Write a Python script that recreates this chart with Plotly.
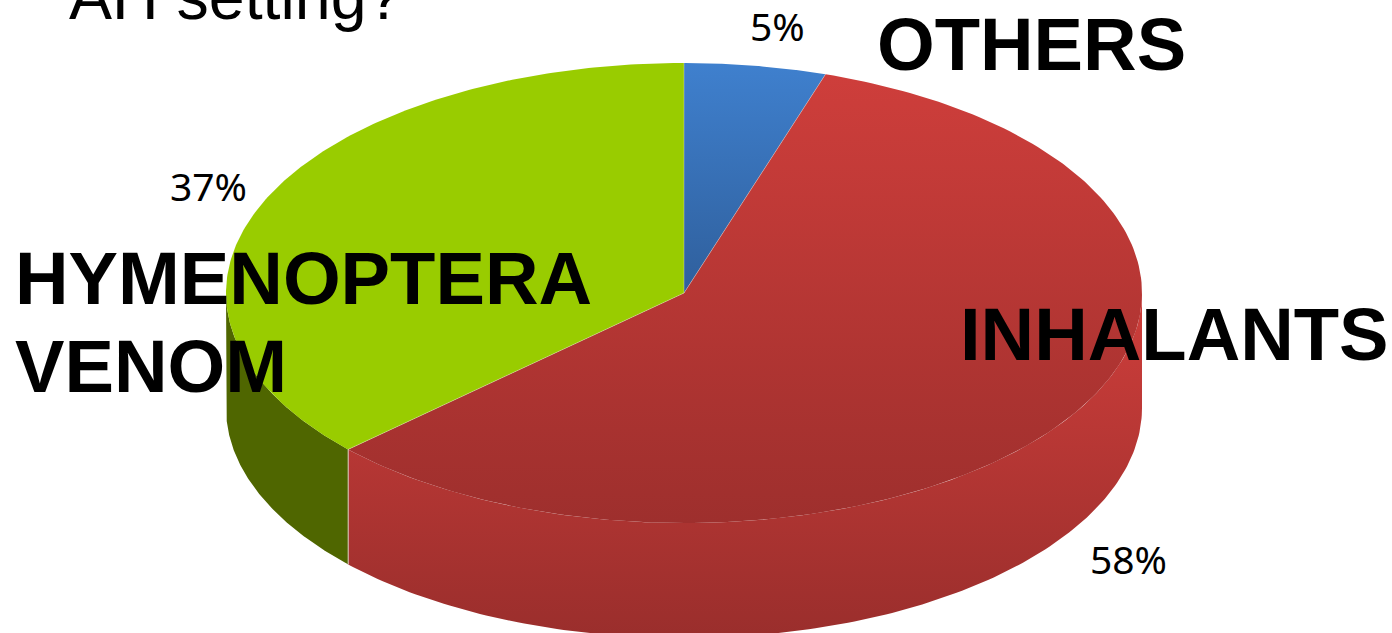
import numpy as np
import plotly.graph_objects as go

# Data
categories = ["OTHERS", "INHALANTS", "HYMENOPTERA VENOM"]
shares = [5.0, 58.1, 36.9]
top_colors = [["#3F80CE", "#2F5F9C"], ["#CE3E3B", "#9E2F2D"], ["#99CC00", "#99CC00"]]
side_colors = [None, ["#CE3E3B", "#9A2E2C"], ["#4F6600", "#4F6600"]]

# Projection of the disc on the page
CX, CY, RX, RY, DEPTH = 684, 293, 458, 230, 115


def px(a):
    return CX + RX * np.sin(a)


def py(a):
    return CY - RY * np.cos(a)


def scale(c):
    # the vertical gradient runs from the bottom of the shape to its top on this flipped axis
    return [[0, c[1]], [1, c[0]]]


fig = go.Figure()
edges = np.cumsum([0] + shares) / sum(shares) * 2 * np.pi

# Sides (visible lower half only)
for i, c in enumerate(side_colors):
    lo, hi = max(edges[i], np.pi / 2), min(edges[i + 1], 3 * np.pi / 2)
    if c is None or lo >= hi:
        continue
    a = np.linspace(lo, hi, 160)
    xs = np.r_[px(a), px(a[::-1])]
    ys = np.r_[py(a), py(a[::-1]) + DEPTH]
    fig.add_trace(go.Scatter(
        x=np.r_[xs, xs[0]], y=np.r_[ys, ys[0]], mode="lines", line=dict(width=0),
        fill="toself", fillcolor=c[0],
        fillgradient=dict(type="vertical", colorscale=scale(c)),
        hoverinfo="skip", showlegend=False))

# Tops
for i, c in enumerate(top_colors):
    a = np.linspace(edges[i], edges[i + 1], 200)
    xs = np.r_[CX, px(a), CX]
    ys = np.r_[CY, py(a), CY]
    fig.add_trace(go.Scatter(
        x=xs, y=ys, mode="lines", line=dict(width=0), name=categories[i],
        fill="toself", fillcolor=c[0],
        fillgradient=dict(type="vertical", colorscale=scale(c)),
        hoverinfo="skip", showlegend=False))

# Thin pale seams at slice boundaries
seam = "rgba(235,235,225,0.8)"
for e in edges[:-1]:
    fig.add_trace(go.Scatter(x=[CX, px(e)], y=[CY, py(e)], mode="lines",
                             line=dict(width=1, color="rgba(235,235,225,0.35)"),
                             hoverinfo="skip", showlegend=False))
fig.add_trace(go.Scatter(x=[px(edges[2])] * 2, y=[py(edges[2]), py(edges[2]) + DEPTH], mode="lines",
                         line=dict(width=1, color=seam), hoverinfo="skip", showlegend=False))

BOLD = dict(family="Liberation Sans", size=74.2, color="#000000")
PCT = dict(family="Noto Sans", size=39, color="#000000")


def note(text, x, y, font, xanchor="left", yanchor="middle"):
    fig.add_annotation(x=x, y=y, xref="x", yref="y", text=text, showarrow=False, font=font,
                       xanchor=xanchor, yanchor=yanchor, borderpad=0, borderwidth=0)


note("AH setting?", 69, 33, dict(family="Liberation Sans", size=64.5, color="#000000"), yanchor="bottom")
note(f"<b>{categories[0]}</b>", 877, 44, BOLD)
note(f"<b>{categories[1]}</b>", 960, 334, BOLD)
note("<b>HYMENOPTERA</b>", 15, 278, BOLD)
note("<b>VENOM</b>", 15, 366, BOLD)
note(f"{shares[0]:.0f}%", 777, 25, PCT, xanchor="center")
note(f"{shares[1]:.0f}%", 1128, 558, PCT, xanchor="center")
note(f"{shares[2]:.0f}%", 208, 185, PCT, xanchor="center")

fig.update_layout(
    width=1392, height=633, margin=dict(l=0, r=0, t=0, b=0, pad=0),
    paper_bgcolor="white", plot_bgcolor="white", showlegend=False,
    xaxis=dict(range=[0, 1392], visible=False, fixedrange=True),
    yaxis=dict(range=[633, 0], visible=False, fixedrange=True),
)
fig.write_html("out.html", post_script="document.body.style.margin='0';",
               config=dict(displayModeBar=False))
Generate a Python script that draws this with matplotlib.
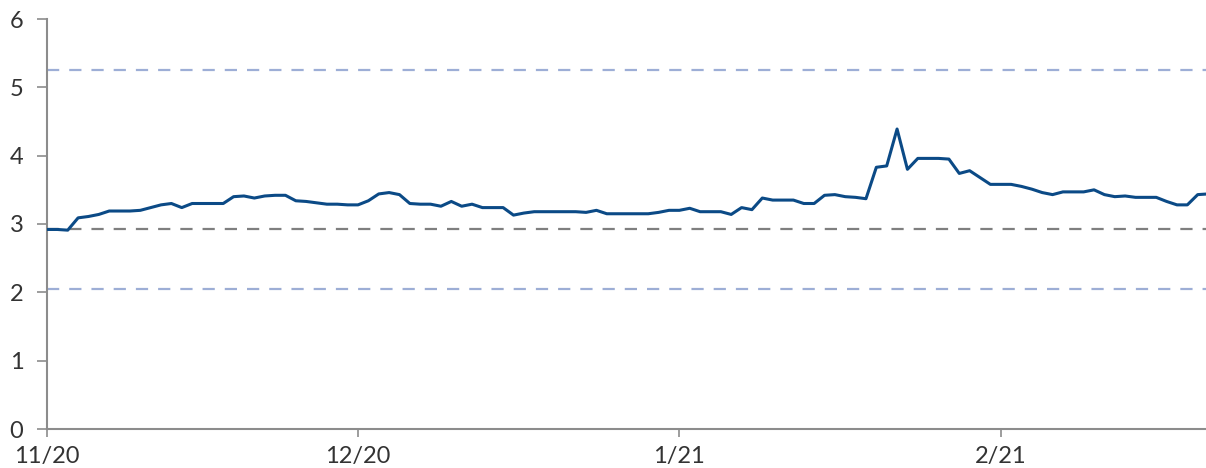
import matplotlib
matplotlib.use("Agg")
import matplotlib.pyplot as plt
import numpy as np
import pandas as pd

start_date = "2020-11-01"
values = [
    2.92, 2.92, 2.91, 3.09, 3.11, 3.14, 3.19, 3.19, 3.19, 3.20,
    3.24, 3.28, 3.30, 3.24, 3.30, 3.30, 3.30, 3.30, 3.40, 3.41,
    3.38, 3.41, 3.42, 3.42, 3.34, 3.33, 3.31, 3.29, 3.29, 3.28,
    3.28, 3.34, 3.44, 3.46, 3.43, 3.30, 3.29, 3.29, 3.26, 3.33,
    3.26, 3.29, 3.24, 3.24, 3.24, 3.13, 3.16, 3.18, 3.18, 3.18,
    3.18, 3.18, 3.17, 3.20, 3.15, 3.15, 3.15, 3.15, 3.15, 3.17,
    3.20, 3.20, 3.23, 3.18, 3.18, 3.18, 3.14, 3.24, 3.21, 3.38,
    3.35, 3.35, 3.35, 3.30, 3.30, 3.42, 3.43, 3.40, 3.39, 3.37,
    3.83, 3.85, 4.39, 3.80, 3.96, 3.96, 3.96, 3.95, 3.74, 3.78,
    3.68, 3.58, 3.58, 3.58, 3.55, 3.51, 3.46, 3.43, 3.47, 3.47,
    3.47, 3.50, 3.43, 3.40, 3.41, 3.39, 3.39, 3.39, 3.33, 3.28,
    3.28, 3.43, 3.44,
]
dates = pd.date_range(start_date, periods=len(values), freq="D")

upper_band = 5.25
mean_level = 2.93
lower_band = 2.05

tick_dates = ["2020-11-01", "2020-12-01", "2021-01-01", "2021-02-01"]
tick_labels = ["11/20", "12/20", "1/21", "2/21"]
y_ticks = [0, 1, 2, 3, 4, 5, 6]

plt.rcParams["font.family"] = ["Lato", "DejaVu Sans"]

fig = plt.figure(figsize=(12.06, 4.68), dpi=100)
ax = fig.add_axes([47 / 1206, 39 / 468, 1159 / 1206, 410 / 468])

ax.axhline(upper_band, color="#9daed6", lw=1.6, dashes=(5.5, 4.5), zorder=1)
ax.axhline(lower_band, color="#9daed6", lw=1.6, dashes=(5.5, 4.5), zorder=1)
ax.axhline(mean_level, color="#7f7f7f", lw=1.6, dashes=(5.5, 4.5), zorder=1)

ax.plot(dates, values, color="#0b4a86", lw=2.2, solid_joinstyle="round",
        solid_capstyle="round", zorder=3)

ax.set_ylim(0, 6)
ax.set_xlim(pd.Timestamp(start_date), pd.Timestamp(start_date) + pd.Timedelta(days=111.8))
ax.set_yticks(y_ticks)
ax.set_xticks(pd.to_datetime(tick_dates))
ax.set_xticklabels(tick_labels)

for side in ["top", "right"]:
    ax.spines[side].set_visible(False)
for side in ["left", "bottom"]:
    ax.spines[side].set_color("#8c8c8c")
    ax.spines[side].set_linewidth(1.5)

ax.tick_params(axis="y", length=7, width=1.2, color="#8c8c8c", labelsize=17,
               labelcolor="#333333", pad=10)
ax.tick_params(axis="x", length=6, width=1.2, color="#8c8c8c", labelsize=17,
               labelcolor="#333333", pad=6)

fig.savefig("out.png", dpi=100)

* [Prompt]:
Copy out all the data without changing anything, and drop the pictures.

* [Task output]:
Write a Python script that recreates this chart with Plotly.
import numpy as np
import plotly.graph_objects as go

# Data
categories = ["OTHERS", "INHALANTS", "HYMENOPTERA VENOM"]
shares = [5.0, 58.1, 36.9]
top_colors = [["#3F80CE", "#2F5F9C"], ["#CE3E3B", "#9E2F2D"], ["#99CC00", "#99CC00"]]
side_colors = [None, ["#CE3E3B", "#9A2E2C"], ["#4F6600", "#4F6600"]]

# Projection of the disc on the page
CX, CY, RX, RY, DEPTH = 684, 293, 458, 230, 115


def px(a):
    return CX + RX * np.sin(a)


def py(a):
    return CY - RY * np.cos(a)


def scale(c):
    # the vertical gradient runs from the bottom of the shape to its top on this flipped axis
    return [[0, c[1]], [1, c[0]]]


fig = go.Figure()
edges = np.cumsum([0] + shares) / sum(shares) * 2 * np.pi

# Sides (visible lower half only)
for i, c in enumerate(side_colors):
    lo, hi = max(edges[i], np.pi / 2), min(edges[i + 1], 3 * np.pi / 2)
    if c is None or lo >= hi:
        continue
    a = np.linspace(lo, hi, 160)
    xs = np.r_[px(a), px(a[::-1])]
    ys = np.r_[py(a), py(a[::-1]) + DEPTH]
    fig.add_trace(go.Scatter(
        x=np.r_[xs, xs[0]], y=np.r_[ys, ys[0]], mode="lines", line=dict(width=0),
        fill="toself", fillcolor=c[0],
        fillgradient=dict(type="vertical", colorscale=scale(c)),
        hoverinfo="skip", showlegend=False))

# Tops
for i, c in enumerate(top_colors):
    a = np.linspace(edges[i], edges[i + 1], 200)
    xs = np.r_[CX, px(a), CX]
    ys = np.r_[CY, py(a), CY]
    fig.add_trace(go.Scatter(
        x=xs, y=ys, mode="lines", line=dict(width=0), name=categories[i],
        fill="toself", fillcolor=c[0],
        fillgradient=dict(type="vertical", colorscale=scale(c)),
        hoverinfo="skip", showlegend=False))

# Thin pale seams at slice boundaries
seam = "rgba(235,235,225,0.8)"
for e in edges[:-1]:
    fig.add_trace(go.Scatter(x=[CX, px(e)], y=[CY, py(e)], mode="lines",
                             line=dict(width=1, color="rgba(235,235,225,0.35)"),
                             hoverinfo="skip", showlegend=False))
fig.add_trace(go.Scatter(x=[px(edges[2])] * 2, y=[py(edges[2]), py(edges[2]) + DEPTH], mode="lines",
                         line=dict(width=1, color=seam), hoverinfo="skip", showlegend=False))

BOLD = dict(family="Liberation Sans", size=74.2, color="#000000")
PCT = dict(family="Noto Sans", size=39, color="#000000")


def note(text, x, y, font, xanchor="left", yanchor="middle"):
    fig.add_annotation(x=x, y=y, xref="x", yref="y", text=text, showarrow=False, font=font,
                       xanchor=xanchor, yanchor=yanchor, borderpad=0, borderwidth=0)


note("AH setting?", 69, 33, dict(family="Liberation Sans", size=64.5, color="#000000"), yanchor="bottom")
note(f"<b>{categories[0]}</b>", 877, 44, BOLD)
note(f"<b>{categories[1]}</b>", 960, 334, BOLD)
note("<b>HYMENOPTERA</b>", 15, 278, BOLD)
note("<b>VENOM</b>", 15, 366, BOLD)
note(f"{shares[0]:.0f}%", 777, 25, PCT, xanchor="center")
note(f"{shares[1]:.0f}%", 1128, 558, PCT, xanchor="center")
note(f"{shares[2]:.0f}%", 208, 185, PCT, xanchor="center")

fig.update_layout(
    width=1392, height=633, margin=dict(l=0, r=0, t=0, b=0, pad=0),
    paper_bgcolor="white", plot_bgcolor="white", showlegend=False,
    xaxis=dict(range=[0, 1392], visible=False, fixedrange=True),
    yaxis=dict(range=[633, 0], visible=False, fixedrange=True),
)
fig.write_html("out.html", post_script="document.body.style.margin='0';",
               config=dict(displayModeBar=False))
Generate a Python script that draws this with matplotlib.
import matplotlib
matplotlib.use("Agg")
import matplotlib.pyplot as plt
import numpy as np
import pandas as pd

start_date = "2020-11-01"
values = [
    2.92, 2.92, 2.91, 3.09, 3.11, 3.14, 3.19, 3.19, 3.19, 3.20,
    3.24, 3.28, 3.30, 3.24, 3.30, 3.30, 3.30, 3.30, 3.40, 3.41,
    3.38, 3.41, 3.42, 3.42, 3.34, 3.33, 3.31, 3.29, 3.29, 3.28,
    3.28, 3.34, 3.44, 3.46, 3.43, 3.30, 3.29, 3.29, 3.26, 3.33,
    3.26, 3.29, 3.24, 3.24, 3.24, 3.13, 3.16, 3.18, 3.18, 3.18,
    3.18, 3.18, 3.17, 3.20, 3.15, 3.15, 3.15, 3.15, 3.15, 3.17,
    3.20, 3.20, 3.23, 3.18, 3.18, 3.18, 3.14, 3.24, 3.21, 3.38,
    3.35, 3.35, 3.35, 3.30, 3.30, 3.42, 3.43, 3.40, 3.39, 3.37,
    3.83, 3.85, 4.39, 3.80, 3.96, 3.96, 3.96, 3.95, 3.74, 3.78,
    3.68, 3.58, 3.58, 3.58, 3.55, 3.51, 3.46, 3.43, 3.47, 3.47,
    3.47, 3.50, 3.43, 3.40, 3.41, 3.39, 3.39, 3.39, 3.33, 3.28,
    3.28, 3.43, 3.44,
]
dates = pd.date_range(start_date, periods=len(values), freq="D")

upper_band = 5.25
mean_level = 2.93
lower_band = 2.05

tick_dates = ["2020-11-01", "2020-12-01", "2021-01-01", "2021-02-01"]
tick_labels = ["11/20", "12/20", "1/21", "2/21"]
y_ticks = [0, 1, 2, 3, 4, 5, 6]

plt.rcParams["font.family"] = ["Lato", "DejaVu Sans"]

fig = plt.figure(figsize=(12.06, 4.68), dpi=100)
ax = fig.add_axes([47 / 1206, 39 / 468, 1159 / 1206, 410 / 468])

ax.axhline(upper_band, color="#9daed6", lw=1.6, dashes=(5.5, 4.5), zorder=1)
ax.axhline(lower_band, color="#9daed6", lw=1.6, dashes=(5.5, 4.5), zorder=1)
ax.axhline(mean_level, color="#7f7f7f", lw=1.6, dashes=(5.5, 4.5), zorder=1)

ax.plot(dates, values, color="#0b4a86", lw=2.2, solid_joinstyle="round",
        solid_capstyle="round", zorder=3)

ax.set_ylim(0, 6)
ax.set_xlim(pd.Timestamp(start_date), pd.Timestamp(start_date) + pd.Timedelta(days=111.8))
ax.set_yticks(y_ticks)
ax.set_xticks(pd.to_datetime(tick_dates))
ax.set_xticklabels(tick_labels)

for side in ["top", "right"]:
    ax.spines[side].set_visible(False)
for side in ["left", "bottom"]:
    ax.spines[side].set_color("#8c8c8c")
    ax.spines[side].set_linewidth(1.5)

ax.tick_params(axis="y", length=7, width=1.2, color="#8c8c8c", labelsize=17,
               labelcolor="#333333", pad=10)
ax.tick_params(axis="x", length=6, width=1.2, color="#8c8c8c", labelsize=17,
               labelcolor="#333333", pad=6)

fig.savefig("out.png", dpi=100)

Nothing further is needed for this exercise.